We provide multiple formats, including podcasts, slide presentations, popular lecture series including articles, ebooks and videos, as well as online courses. Resources are available in English, French, Spanish, Chinese and Japanese.

An important distinction for Edflex is that we rely on educational experts to sort through the vast content possibilities to identify high-quality content that fulfills educational objectives. Our experts are constantly aggregating and reviewing new content, too, so that the Edflex catalog is always in tune with the latest best practices, technologies, and trends.

We also pride ourselves on the personal services we offer to learners and L&D professionals. Learners can get real-time help and guidance from education experts through Live Chat or email, and each administrator is matched with a customer representative.

Learners have dashboards where they can track and monitor their progress.
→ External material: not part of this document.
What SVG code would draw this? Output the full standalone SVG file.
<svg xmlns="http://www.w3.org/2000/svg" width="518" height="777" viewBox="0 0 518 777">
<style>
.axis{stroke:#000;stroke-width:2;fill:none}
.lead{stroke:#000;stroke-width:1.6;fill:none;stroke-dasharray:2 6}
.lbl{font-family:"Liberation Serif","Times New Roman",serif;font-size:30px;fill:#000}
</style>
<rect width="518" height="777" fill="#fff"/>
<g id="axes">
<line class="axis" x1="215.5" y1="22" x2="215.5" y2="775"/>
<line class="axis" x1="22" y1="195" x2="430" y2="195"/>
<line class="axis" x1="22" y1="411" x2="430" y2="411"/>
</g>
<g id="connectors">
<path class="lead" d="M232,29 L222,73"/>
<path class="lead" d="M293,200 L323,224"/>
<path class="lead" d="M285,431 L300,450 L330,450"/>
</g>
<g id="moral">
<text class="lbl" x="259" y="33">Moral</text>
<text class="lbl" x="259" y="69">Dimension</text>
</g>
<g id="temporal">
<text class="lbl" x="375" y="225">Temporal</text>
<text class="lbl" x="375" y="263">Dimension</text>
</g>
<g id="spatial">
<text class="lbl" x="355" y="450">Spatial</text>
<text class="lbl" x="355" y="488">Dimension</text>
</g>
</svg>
In addition, the Edflex platform offers personalized content suggestions to meet the needs of each individual.

Through their own dashboards, administrators can review activity level and engagement, customize access rights for managers and teams, and follow learning trends in their organizations to ensure topics and formats appeal to their learning community.

With the optional Edcard payment management system, administrators can budget for each learner and monitor payments within the interface.
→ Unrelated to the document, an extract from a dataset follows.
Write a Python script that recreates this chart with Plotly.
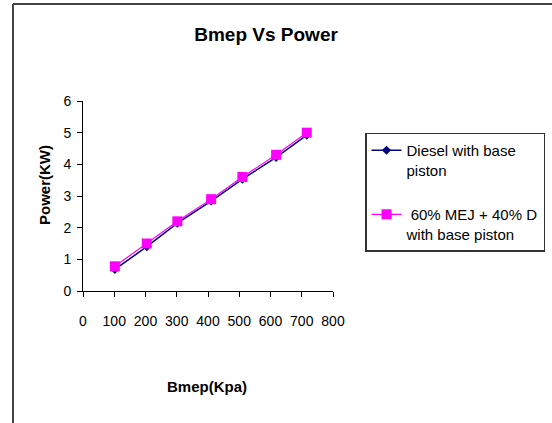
import plotly.graph_objects as go

# Brake mean effective pressure (kPa) and measured power (kW)
bmep = [102, 204, 302, 410, 510, 618, 716]
power_diesel = [0.68, 1.40, 2.14, 2.84, 3.53, 4.22, 4.92]
power_blend = [0.78, 1.50, 2.20, 2.90, 3.60, 4.30, 5.00]

x_ticks = [0, 100, 200, 300, 400, 500, 600, 700, 800]
y_ticks = [0, 1, 2, 3, 4, 5, 6]

FONT = "Liberation Sans, Arial, sans-serif"

fig = go.Figure()
fig.add_trace(go.Scatter(
    x=bmep, y=power_diesel, mode="lines+markers",
    name="Diesel with base<br>piston", legendgroup="diesel",
    line=dict(color="#000080", width=1.5),
    marker=dict(symbol="diamond", size=7, color="#000080"),
))
fig.add_trace(go.Scatter(
    x=bmep, y=power_blend, mode="lines+markers",
    name=" 60% MEJ + 40% D<br>with base piston", legendgroup="blend",
    line=dict(color="#FF00FF", width=1.2),
    marker=dict(symbol="square", size=10, color="#FF00FF"),
))

axis_common = dict(
    showgrid=False, zeroline=False, showline=True, linecolor="black",
    linewidth=1, ticks="outside", ticklen=5, tickcolor="black",
    tickangle=0, automargin=False,
    tickfont=dict(family=FONT, size=14, color="black"),
)
fig.update_xaxes(range=[0, 800], tickvals=x_ticks, ticklabelstandoff=12,
                 **axis_common)
fig.update_yaxes(range=[0, 6], tickvals=y_ticks, ticklabelstandoff=3,
                 **axis_common)

fig.update_layout(
    width=552, height=423,
    margin=dict(l=83, r=219, t=101, b=132, autoexpand=False),
    paper_bgcolor="white", plot_bgcolor="white",
    font=dict(family=FONT, color="black"),
    title=dict(text="<b>Bmep Vs Power</b>", x=0.482, xanchor="center",
               y=1 - 34 / 423, yanchor="middle",
               font=dict(family=FONT, size=19, color="black")),
    showlegend=True,
    legend=dict(x=1.128, xanchor="left", y=0.834, yanchor="top",
                bordercolor="#333333", borderwidth=1.5, bgcolor="white",
                valign="top", tracegroupgap=22,
                font=dict(family=FONT, size=15, color="black")),
    annotations=[
        dict(text="<b>Bmep(Kpa)</b>", xref="paper", yref="paper",
             x=0.496, y=-0.505, showarrow=False, xanchor="center",
             yanchor="middle", font=dict(family=FONT, size=15)),
        dict(text="<b>Power(KW)</b>", xref="paper", yref="paper",
             x=-0.152, y=0.558, showarrow=False, textangle=-90,
             xanchor="center", yanchor="middle",
             font=dict(family=FONT, size=15)),
    ],
    shapes=[
        # chart area frame: left and top edges
        dict(type="line", xref="paper", yref="paper",
             x0=-0.28, x1=-0.28, y0=-0.7, y1=1.5105,
             line=dict(color="#444444", width=2), layer="below"),
        dict(type="line", xref="paper", yref="paper",
             x0=-0.28, x1=1.88, y0=1.5105, y1=1.5105,
             line=dict(color="#444444", width=2), layer="below"),
    ],
)

fig.write_html("out.html")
Our LMS/LXP integration partners include 360learning, RiseUp, Lucca, Sitel, Syfadis, PersolKelly consulting, Persol, Xperteam, Edtake/Edufactory and Julieth Sterwen, and the number is growing. We also offer the Connector, which integrates Edflex with internal systems.

One thing is certain: Demand for elearning content will continue to grow.

In addition to traditional training needs, organizations must respond to workers who are actively seeking out courses and skills development for themselves online. While companies could leave their employees alone to pursue educational resources—as many do—they are missing the opportunity to turn online education into a benefit that will help with employee recruitment and retention.

And a much bigger challenge is on the horizon. According to the World Economic Forum, automation will displace 85 million jobs worldwide within the next five years, but technology will create 97 million new—and different—jobs. 

Upskilling and reskilling these millions will be the mission of L&D for a decade or more. Now is the time to get ready.